Before swipe technology, cash was king. As recently as 1995, 60 percent of consumers preferred to use cash for all of their purchases.

In addition to cash, check payments were so popular that in 1998, 87 percent of households in the U.S. had a checking account, and checks far surpassed credit purchases. By 2002, businesses processed between two and three times as many check payments as credit card or other charge transactions: For every 42.5 billion check payments there were only 15 billion credit transactions.

The Digital Age Arises

Swipe technology employed the convenience of magnetic strips for card transactions, but in 1995, these payment types still weren't popular; only 2 percent of customers paid by debit, and only 8 percent used credit cards. Less than a decade later, card use expanded considerably. In 2003, 31 percent of retail customers chose debit transactions, and 21 percent used credit.

Gift card use also grew during this period with sales totaling $80 billion in 2006. They were so popular that two-thirds of the buying public reported their intention to give a gift card.

New Electronic Payments

Evolving technology has led to new types of electronic payments that are easier to process and that allow businesses to increase customer offers. Additionally, mobile devices have created a wave of payment abilities that bypass swipe machines and make magnetic strips unnecessary.
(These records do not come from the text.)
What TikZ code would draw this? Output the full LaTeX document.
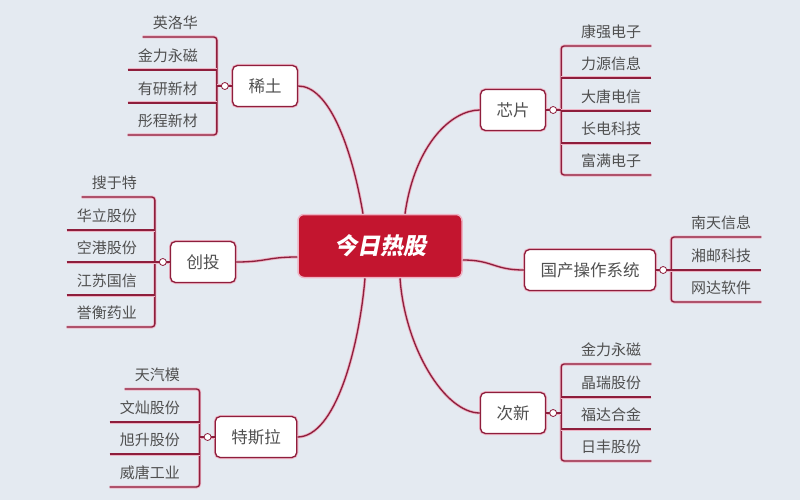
\documentclass[tikz,border=0pt]{standalone}
\usepackage{fontspec}
\setmainfont{Noto Sans CJK SC}
\newfontfamily\headfont{Noto Sans CJK SC}[FakeSlant=0.2]
\usetikzlibrary{positioning}

\definecolor{bgblue}{HTML}{E4EAF1}
\definecolor{wine}{HTML}{8E1E3C}
\definecolor{glow}{HTML}{EDB3C4}
\definecolor{crimson}{HTML}{C3152F}
\definecolor{leafgray}{HTML}{505050}

\begin{document}
\begin{tikzpicture}[x=1pt, y=-1pt]
  \tikzstyle{link}=[draw=wine, line width=1.3pt, preaction={draw=glow, line width=3pt}];
  \tikzstyle{hub}=[draw=glow, line width=1.5pt, fill=crimson, rounded corners=6pt, minimum width=164pt, minimum height=63pt, text=white, font=\headfont\bfseries\fontsize{23}{23}\selectfont];
  \tikzstyle{topic}=[draw=wine, line width=1.3pt, fill=white, rounded corners=5pt, minimum height=41pt, inner xsep=16pt, text=leafgray, font=\fontsize{16.5}{16.5}\selectfont, preaction={draw=glow, line width=3pt}];
  \tikzstyle{stockl}=[anchor=south east, inner xsep=10pt, inner ysep=8pt, text depth=0pt, text=leafgray, font=\fontsize{15}{15}\selectfont];
  \tikzstyle{stockr}=[stockl, anchor=south west];
  \tikzstyle{dot}=[circle, draw=wine, line width=0.8pt, fill=white, inner sep=0pt, minimum size=7pt];

  \path[use as bounding box, fill=bgblue] (0,0) rectangle (800,500);

  \node[hub] (hub) at (380,246) {今日热股};
  \coordinate (hubtl) at ([xshift=-17pt]hub.north);
  \coordinate (hubtr) at ([xshift=25pt]hub.north);
  \coordinate (hubbl) at ([xshift=-15pt]hub.south);
  \coordinate (hubbr) at ([xshift=20pt]hub.south);

  % 稀土
  \node[topic] (xitu) at (265,86) {稀土};
  \coordinate (xitubar) at ([xshift=-15pt]xitu.west);
  \foreach \t/\y [count=\i] in {英洛华/37, 金力永磁/70, 有研新材/103, 彤程新材/135}
    \node[stockl] (xitu\i) at (208,\y) {\t};
  \draw[link, rounded corners=3pt] (xitu1.south west) -| (xitubar) |- (xitu4.south west);
  \foreach \i in {2,3}
    \draw[link] (xitu\i.south west) -- (xitu\i.south west -| xitubar);
  \draw[link] (xitu.west) -- (xitubar);
  \node[dot] (xitudot) at ([xshift=-7pt]xitu.west) {};

  % 芯片
  \node[topic] (xinpian) at (513,110) {芯片};
  \coordinate (xinpianbar) at ([xshift=15pt]xinpian.east);
  \foreach \t/\y [count=\i] in {康强电子/46, 力源信息/78, 大唐电信/111, 长电科技/143, 富满电子/175}
    \node[stockr] (xinpian\i) at (571,\y) {\t};
  \draw[link, rounded corners=3pt] (xinpian1.south east) -| (xinpianbar) |- (xinpian5.south east);
  \foreach \i in {2,3,4}
    \draw[link] (xinpian\i.south east) -- (xinpian\i.south east -| xinpianbar);
  \draw[link] (xinpian.east) -- (xinpianbar);
  \node[dot] (xinpiandot) at ([xshift=7pt]xinpian.east) {};

  % 国产操作系统
  \node[topic] (guochan) at (590,270) {国产操作系统};
  \coordinate (guochanbar) at ([xshift=15pt]guochan.east);
  \foreach \t/\y [count=\i] in {南天信息/237, 湘邮科技/270, 网达软件/302}
    \node[stockr] (guochan\i) at (681,\y) {\t};
  \draw[link, rounded corners=3pt] (guochan1.south east) -| (guochanbar) |- (guochan3.south east);
  \draw[link] (guochan2.south east) -- (guochan2.south east -| guochanbar);
  \draw[link] (guochan.east) -- (guochanbar);
  \node[dot] (guochandot) at ([xshift=7pt]guochan.east) {};

  % 创投
  \node[topic] (chuangtou) at (203,262) {创投};
  \coordinate (chuangtoubar) at ([xshift=-15pt]chuangtou.west);
  \foreach \t/\y [count=\i] in {搜于特/197, 华立股份/230, 空港股份/262, 江苏国信/295, 誉衡药业/327}
    \node[stockl] (chuangtou\i) at (147,\y) {\t};
  \draw[link, rounded corners=3pt] (chuangtou1.south west) -| (chuangtoubar) |- (chuangtou5.south west);
  \foreach \i in {2,3,4}
    \draw[link] (chuangtou\i.south west) -- (chuangtou\i.south west -| chuangtoubar);
  \draw[link] (chuangtou.west) -- (chuangtoubar);
  \node[dot] (chuangtoudot) at ([xshift=-7pt]chuangtou.west) {};

  % 特斯拉
  \node[topic] (tesila) at (256,437) {特斯拉};
  \coordinate (tesilabar) at ([xshift=-15pt]tesila.west);
  \foreach \t/\y [count=\i] in {天汽模/389, 文灿股份/422, 旭升股份/454, 威唐工业/487}
    \node[stockl] (tesila\i) at (190,\y) {\t};
  \draw[link, rounded corners=3pt] (tesila1.south west) -| (tesilabar) |- (tesila4.south west);
  \foreach \i in {2,3}
    \draw[link] (tesila\i.south west) -- (tesila\i.south west -| tesilabar);
  \draw[link] (tesila.west) -- (tesilabar);
  \node[dot] (tesiladot) at ([xshift=-7pt]tesila.west) {};

  % 次新
  \node[topic] (cixin) at (513,413) {次新};
  \coordinate (cixinbar) at ([xshift=15pt]cixin.east);
  \foreach \t/\y [count=\i] in {金力永磁/364, 晶瑞股份/397, 福达合金/429, 日丰股份/461}
    \node[stockr] (cixin\i) at (571,\y) {\t};
  \draw[link, rounded corners=3pt] (cixin1.south east) -| (cixinbar) |- (cixin4.south east);
  \foreach \i in {2,3}
    \draw[link] (cixin\i.south east) -- (cixin\i.south east -| cixinbar);
  \draw[link] (cixin.east) -- (cixinbar);
  \node[dot] (cixindot) at ([xshift=7pt]cixin.east) {};

  % hub to topics
  \draw[link] (xitu.east) .. controls +(30,0) and +(-12,-70) .. (hubtl);
  \draw[link] (xinpian.west) .. controls +(-28,0) and +(10,-70) .. (hubtr);
  \draw[link] (tesila.east) .. controls +(38,0) and +(-6,70) .. (hubbl);
  \draw[link] (cixin.west) .. controls +(-35,0) and +(5,70) .. (hubbr);
  \draw[link] (chuangtou.east) .. controls +(30,0) and +(-30,0) .. ([yshift=-11pt]hub.west);
  \draw[link] (guochan.west) .. controls +(-30,0) and +(30,0) .. ([yshift=-14pt]hub.east);
\end{tikzpicture}
\end{document}
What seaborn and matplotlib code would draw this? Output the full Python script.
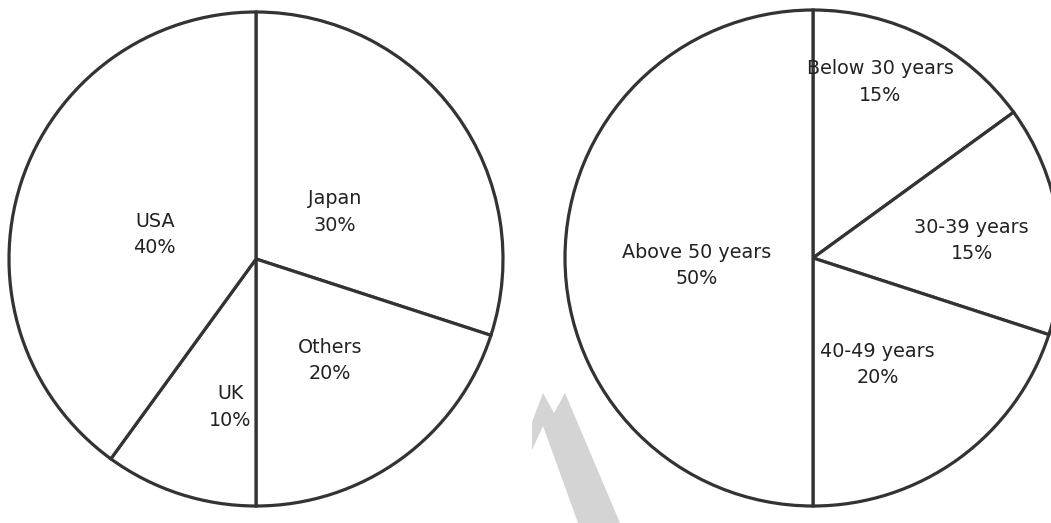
import numpy as np
import seaborn as sns
import matplotlib.pyplot as plt
from matplotlib.patches import Polygon

# left pie: share by country
country_labels = ['Japan', 'Others', 'UK', 'USA']
country_values = [30, 20, 10, 40]

# right pie: share by age group
age_labels = ['Below 30 years', '30-39 years', '40-49 years', 'Above 50 years']
age_values = [15, 15, 20, 50]

# layout (pixels, y measured from top)
W, H = 1051, 523
LEFT_CENTER, LEFT_R = (256, 259), 247
RIGHT_CENTER, RIGHT_R = (813, 258), 248
# label offsets as fraction of radius
country_label_pos = [(0.32, 0.19), (0.30, -0.41), (-0.105, -0.60), (-0.41, 0.10)]
age_label_pos = [(0.27, 0.71), (0.64, 0.07), (0.26, -0.43), (-0.47, -0.03)]

sns.set_style('white')
plt.rcParams['font.family'] = ['DejaVu Sans']

fig = plt.figure(figsize=(W / 100, H / 100), dpi=100)
ax = fig.add_axes([0, 0, 1, 1])

edge = '#333333'


def draw_pie(values, labels, center, radius, label_pos):
    cx, cy = center[0], H - center[1]
    ax.pie(values, colors=['white'] * len(values), startangle=90, counterclock=False,
           center=(cx, cy), radius=radius, frame=True,
           wedgeprops=dict(edgecolor=edge, linewidth=2.3, joinstyle='miter'))
    for (fx, fy), lab, val in zip(label_pos, labels, values):
        ax.text(cx + fx * radius, cy + fy * radius, f'{lab}\n{val}%',
                ha='center', va='center', fontsize=13.8, color='#222222',
                linespacing=1.5)


draw_pie(country_values, country_labels, LEFT_CENTER, LEFT_R, country_label_pos)
draw_pie(age_values, age_labels, RIGHT_CENTER, RIGHT_R, age_label_pos)

# faint watermark stroke
mark = np.array([(532, 422), (543, 393), (554, 413), (565, 393), (620, 523),
                 (578, 523), (543, 426), (532, 450)], dtype=float)
mark[:, 1] = H - mark[:, 1]
ax.add_patch(Polygon(mark, closed=True, facecolor='#d4d4d4', edgecolor='none', zorder=0))

ax.set_xlim(0, W)
ax.set_ylim(0, H)
ax.set_aspect('equal')
ax.axis('off')

fig.savefig('out.png', dpi=100, facecolor='white')
plt.close(fig)
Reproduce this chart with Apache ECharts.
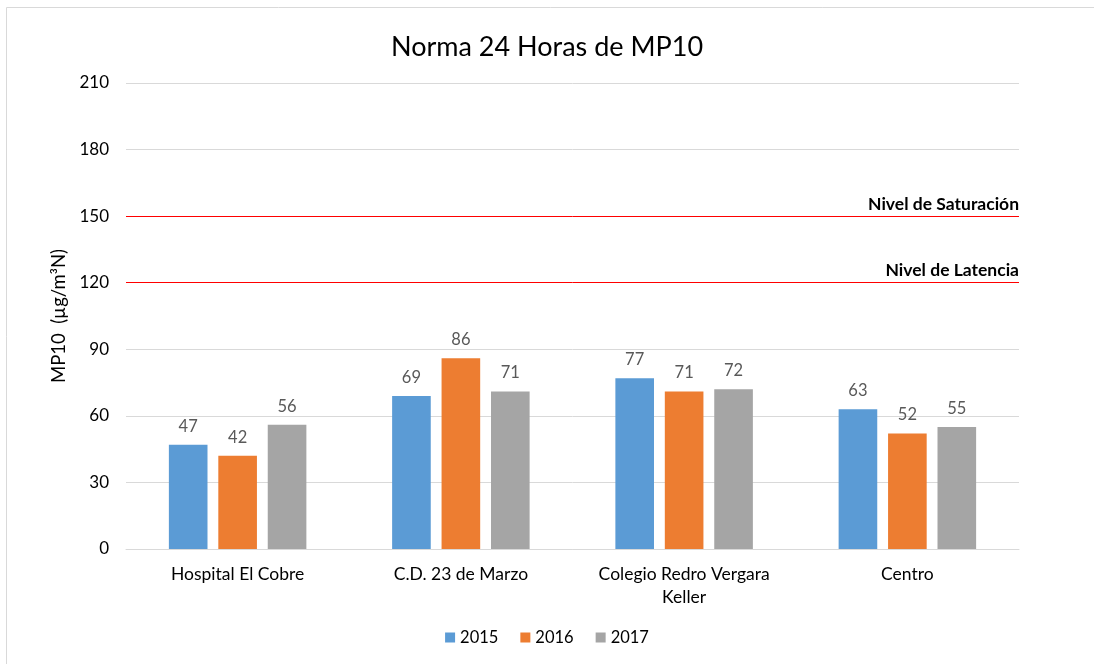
<!DOCTYPE html>
<html><head><meta charset="utf-8">
<script src="https://cdn.jsdelivr.net/npm/echarts@6/dist/echarts.min.js"></script>
<style>html,body{margin:0;padding:0;background:#fff}#c{width:1094px;height:664px}</style>
</head><body><div id="c"></div>
<script>
var categories = ['Hospital El Cobre', 'C.D. 23 de Marzo', 'Colegio Redro Vergara\nKeller', 'Centro'];
var s2015 = [47, 69, 77, 63];
var s2016 = [42, 86, 71, 52];
var s2017 = [56, 71, 72, 55];
var yTicks = [0, 30, 60, 90, 120, 150, 180, 210];
var limits = [{name: 'Nivel de Saturación', value: 150}, {name: 'Nivel de Latencia', value: 120}];

var FONT = 'Lato';
var chart = echarts.init(document.getElementById('c'));
var lbl = {show: true, position: 'top', color: '#595959', fontSize: 16.5, fontFamily: FONT, distance: 10};
function bar(name, data, color, withLines) {
  var s = {name: name, type: 'bar', data: data, barWidth: '17.3%', barGap: '28%',
    itemStyle: {color: color}, label: lbl};
  if (withLines) {
    s.markLine = {symbol: 'none', silent: true,
      lineStyle: {color: '#FF0000', type: 'solid', width: 1},
      label: {position: 'insideEndTop', formatter: '{b}', color: '#000', fontWeight: 'bold', fontSize: 17.5, fontFamily: FONT, distance: [0, 3]},
      data: limits.map(function (l) { return {name: l.name, yAxis: l.value}; })};
  }
  return s;
}
chart.setOption({
  animation: false,
  textStyle: {fontFamily: FONT},
  graphic: [{type: 'rect', shape: {x: 6.5, y: 7.5, width: 1200, height: 800}, style: {fill: 'none', stroke: '#D9D9D9', lineWidth: 1}}],
  title: {text: 'Norma 24 Horas de MP10', left: 'center', top: 29,
    textStyle: {fontFamily: FONT, fontSize: 27, fontWeight: 'normal', color: '#000'}},
  legend: {bottom: 13, left: 'center', itemWidth: 10, itemHeight: 10, itemGap: 22, icon: 'rect',
    textStyle: {fontFamily: FONT, fontSize: 16.5, color: '#000'}},
  grid: {left: 126, right: 75, top: 83, bottom: 115},
  xAxis: {type: 'category', data: categories,
    axisLine: {lineStyle: {color: '#D9D9D9'}}, axisTick: {show: false},
    axisLabel: {color: '#000', fontSize: 17.5, fontFamily: FONT, margin: 14, lineHeight: 23}},
  yAxis: {type: 'value', min: 0, max: 210, interval: 30,
    name: 'MP10  (µg/m³N)', nameLocation: 'middle', nameGap: 52, nameRotate: 90,
    nameTextStyle: {color: '#000', fontSize: 18.5, fontFamily: FONT},
    axisLine: {show: false}, axisTick: {show: false},
    splitLine: {lineStyle: {color: '#D9D9D9'}},
    axisLabel: {color: '#000', fontSize: 17, fontFamily: FONT, margin: 17}},
  series: [bar('2015', s2015, '#5B9BD5', true), bar('2016', s2016, '#ED7D31'), bar('2017', s2017, '#A5A5A5')]
});
</script></body></html>
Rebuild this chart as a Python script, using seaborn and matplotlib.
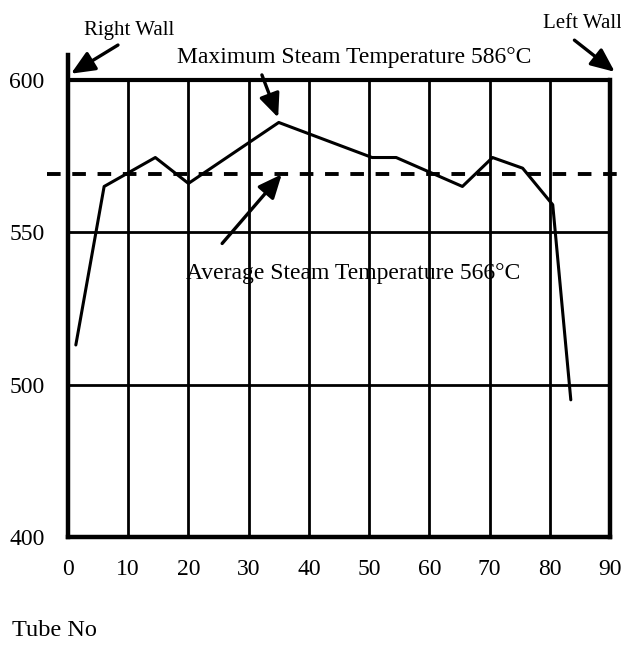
import numpy as np
import pandas as pd
import matplotlib
matplotlib.use('Agg')
import matplotlib.pyplot as plt
import seaborn as sns

# tube number vs steam temperature
tube_no = [1.3, 6, 14.5, 20, 35, 50.5, 54.5, 65.5, 70.5, 75.5, 80.5, 83.5]
steam_temp = [513, 565, 574.5, 566, 586, 574.5, 574.5, 565, 574.5, 571, 559, 495]
avg_line = 569  # where the dashed average line is drawn
x_ticks = [0, 10, 20, 30, 40, 50, 60, 70, 80, 90]
y_ticks = [450, 500, 550, 600]
y_tick_labels = ['400', '500', '550', '600']

data = pd.DataFrame({'Tube No': tube_no, 'Temp': steam_temp})

sns.set_theme(style='white')
plt.rcParams['font.family'] = ['Liberation Serif', 'DejaVu Serif']
plt.rcParams['text.color'] = 'black'

fig = plt.figure(figsize=(6.21, 6.48), dpi=100)
ax = fig.add_axes([0.1095, 0.1713, 0.8727, 0.7432])

# grid lines drawn by hand so they stop at 600
ax.vlines(x_ticks[1:-1], 450, 600, color='black', lw=2)
ax.hlines([500, 550], 0, 90, color='black', lw=2)
ax.hlines(600, 0, 90, color='black', lw=3)

sns.lineplot(x='Tube No', y='Temp', data=data, color='black', lw=2.2, ax=ax)
ax.plot([-3.5, 91.8], [avg_line, avg_line], color='black', lw=2.8,
        linestyle=(0, (3.5, 3)), clip_on=False)

ax.set_xlim(0, 90)
ax.set_ylim(450, 608)
ax.set_xticks(x_ticks)
ax.set_xticklabels([str(t) for t in x_ticks])
ax.set_yticks(y_ticks)
ax.set_yticklabels(y_tick_labels)
ax.tick_params(axis='both', length=0, labelsize=17, colors='black')
ax.tick_params(axis='y', pad=17)
ax.tick_params(axis='x', pad=16)
ax.set_xlabel('')
ax.set_ylabel('')

for s in ['left', 'bottom', 'right']:
    ax.spines[s].set_color('black')
    ax.spines[s].set_linewidth(3.2)
ax.spines['top'].set_visible(False)
ax.spines['right'].set_bounds(450, 600)

arrow = dict(arrowstyle='-|>,head_length=0.8,head_width=0.35', color='black',
             lw=2.4, mutation_scale=18, shrinkA=0, shrinkB=0)
ax.annotate('', xy=(0.5, 602), xytext=(8.3, 611.4), arrowprops=arrow,
            annotation_clip=False)
ax.text(10.1, 616.3, 'Right Wall', fontsize=15, ha='center', va='center')
ax.annotate('', xy=(90.8, 602.6), xytext=(84.1, 613), arrowprops=arrow,
            annotation_clip=False)
ax.text(85.5, 618.6, 'Left Wall', fontsize=15, ha='center', va='center')
ax.annotate('', xy=(34.9, 587.6), xytext=(32.2, 601.6), arrowprops=arrow,
            annotation_clip=False)
ax.text(47.5, 607.2, 'Maximum Steam Temperature 586°C', fontsize=17,
        ha='center', va='center')
ax.annotate('', xy=(35.5, 569), xytext=(25.6, 546.3), arrowprops=arrow,
            annotation_clip=False)
ax.text(47.4, 536.5, 'Average Steam Temperature 566°C', fontsize=17,
        ha='center', va='center')

fig.text(12 / 621, 1 - 630 / 648, 'Tube No', fontsize=17.5, ha='left', va='center')

fig.savefig('out.png', dpi=100)
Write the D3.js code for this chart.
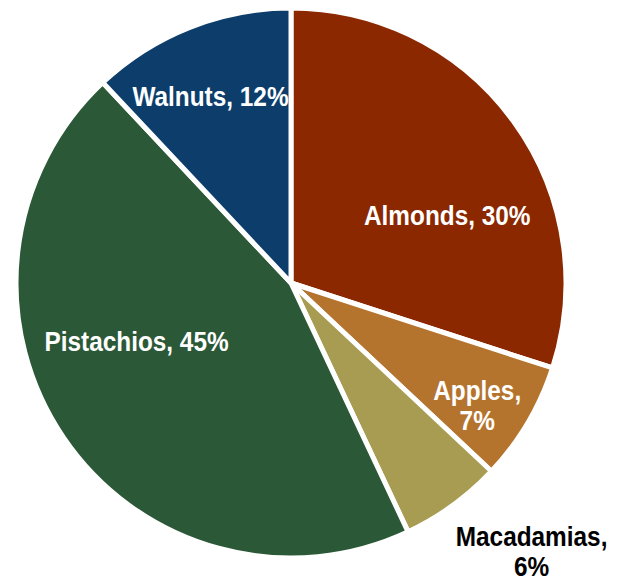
<!DOCTYPE html>
<html>
<head>
<meta charset="utf-8">
<script src="https://cdn.jsdelivr.net/npm/d3@7"></script>
<style>
  body { margin: 0; background: #fff; }
  text { font-family: "Liberation Sans Narrow", "Arial Narrow", "Liberation Sans", sans-serif; font-weight: bold; }
</style>
</head>
<body>
<script>
// slice data, clockwise from 12 o'clock
const categories = ["Almonds", "Apples", "Macadamias", "Pistachios", "Walnuts"];
const shares = [30, 7, 6, 45, 12];
const colors = ["#8b2800", "#b5742e", "#a89c52", "#2b5836", "#0c3d6b"];

const width = 618, height = 582;
const cx = 291, cy = 283, radius = 275;

const svg = d3.select("body").append("svg")
    .attr("width", width)
    .attr("height", height);

const data = categories.map((c, i) => ({ name: c, value: shares[i], color: colors[i] }));

const pie = d3.pie()
    .value(d => d.value)
    .sort(null);

const arcs = pie(data);

const arc = d3.arc()
    .innerRadius(0)
    .outerRadius(radius);

const g = svg.append("g")
    .attr("transform", `translate(${cx}, ${cy})`);

g.selectAll("path")
    .data(arcs)
    .enter()
    .append("path")
    .attr("d", arc)
    .attr("fill", d => d.data.color)
    .attr("stroke", "#fff")
    .attr("stroke-width", 5)
    .attr("stroke-linejoin", "miter");

// label placement in polar terms (degrees clockwise from top, radius factor)
const label_deg = [66.4, 123.3, 138.1, 249.4, 336.7];
const label_r = [0.62, 0.81, 1.31, 0.60, 0.74];
const label_lines = [
    ["Almonds, 30%"],
    ["Apples,", "7%"],
    ["Macadamias,", "6%"],
    ["Pistachios, 45%"],
    ["Walnuts, 12%"]
];
const label_fill = ["#fff", "#fff", "#000", "#fff", "#fff"];

const font_size = 28, line_h = 30, squeeze = 0.87;

arcs.forEach((a, i) => {
    const ang = label_deg[i] * Math.PI / 180;
    const r = radius * label_r[i];
    const x = Math.sin(ang) * r;
    const y = -Math.cos(ang) * r;
    const lines = label_lines[i];
    const t = g.append("text")
        .attr("transform", `translate(${x}, ${y}) scale(${squeeze}, 1)`)
        .attr("text-anchor", "middle")
        .attr("font-size", font_size)
        .attr("fill", label_fill[i]);
    lines.forEach((ln, j) => {
        t.append("tspan")
            .attr("x", 0)
            .attr("y", (j - (lines.length - 1) / 2) * line_h)
            .attr("dy", "0.35em")
            .text(ln);
    });
});
</script>
</body>
</html>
EMV, which stands for Europay, Mastercard and Visa, uses embedded microchip technology that is more secure than magnetic strips, and mobile payments by phone or tablet let shoppers make online purchases from any internet-accessible location; they also allow in-store payments.

Near field communication (NFC) devices use small, embedded antennae to communicate with card readers without direct contact. Shoppers only need to wave the card, fob or other device over the reader to complete a purchase. The antenna transmits payment information encoded in a chip within the device.

This technology also allows businesses to present offers and promotions through preprogrammed readers whenever consumers use NFC devices during checkout. These may include rebates, coupons, discounts, gift certificates or free delivery. Additionally, retailers can encourage purchases via mobile and contact-free technology by advertising their promotions all over the store.

Payment with these new technologies is growing so rapidly that by 2017, in-store purchases with NFC devices are predicted to climb to $180 billion. Aiding this growth is an increase in mobile phones containing NFC abilities, projected to be 45 percent by 2016.

The Future of Consumer Checkout

With the development of mobile point-of-sale capabilities -- in which stores use mobile rather than fixed readers to process payments -- every salesperson is a possible cashier. When customers can approach nearly any employee to check out, there's no need to wait in line. Apple Inc. currently uses this technology more than any other retailer, and they're also the largest one to do so. Nordstrom stores empower over 6,000 salespeople to handle shoppers' transactions via mobile phones.

Self-checkout is another growing trend, and this one considerably reduces the need for in-store clerks. Multiple stations throughout a store make checkout quick and convenient, allowing shoppers to pay whenever they're ready; reduced lines and reduced sales friction provide additional benefits. According to a USA Today report, by 2014, retailer JCPenney aims to completely eliminate traditional cash registers in favor of self-checkout stations.